Sefer Torah is a full length Torah (about 300,000 letters) written on a scroll in to specifications that are similar to the making of Tefillin. While writing Tefillin scrolls might take experienced scribe 2-3 days, Sefer Torah is often a lifetime project. Their cost ranges from tens of thousands of dollars to millions of dollars.

This exacting standard of copying is what made the modern Torah scrolls match almost exactly the texts dating back to before 100 BC found in the Dead Sea scrolls.

If you ever lived in New York City, you must have seen a mezuzah, the third and simplest of the Torah scroll artifacts. It comes from a literal understanding of Deuteronomy 6:9

“And thou shalt write them upon the posts of thy house, and on thy gates.”

Mezuzah takes a form of a decorated case containing a scroll nailed to a doorpost. On almost every floor of almost every apartment building in New York you’ll find at least one door with a mezuzah. In some, like in mine, almost every door has one. The variety of the decorative cases is astounding. There are big ones, small ones, ornate ones, simple ones. They are made of plastic, wood, metal. Most are left by tenants of long ago. Many are painted over. In many cases I see voids in paint where mezuzah used to be.

The one left to me seems somewhat old, probably left by the original owners of the apartment. On the back it has the original orange paint which is not out of character for my Art Deco building. I bet it dates to the 50s or 60s (can’t be much older than that because it’s “Made in Israel”).

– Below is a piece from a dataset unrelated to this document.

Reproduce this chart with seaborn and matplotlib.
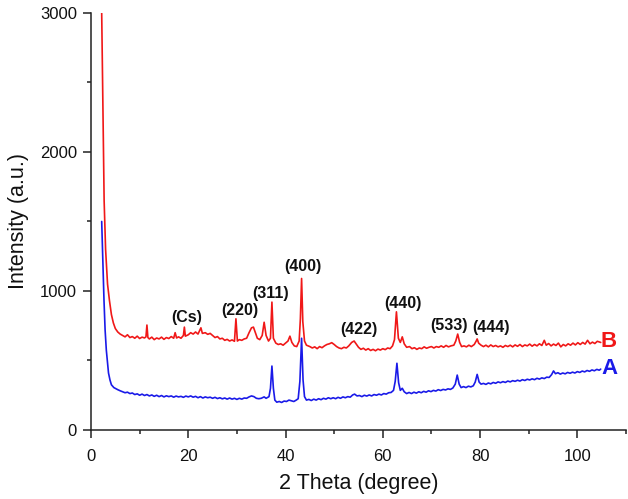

What makes it absolutely invalid, of course, is the lack of the handwritten scroll inside. In fact, this is the case with most mezuzot you’ll find in New York. The case might be pretty, but the scroll inside takes at least a few hours of scribe’s work and costs from 30 to 100 dollars.

Even though I am not an observant Jew, one of these days I’ll replace my mezuzah case with a titanium one and buy a real scroll. Also, I want to put on a Tefillin once. All I have to do is find the nearest mitzvah tank, but Hasidim make me feel uneasy.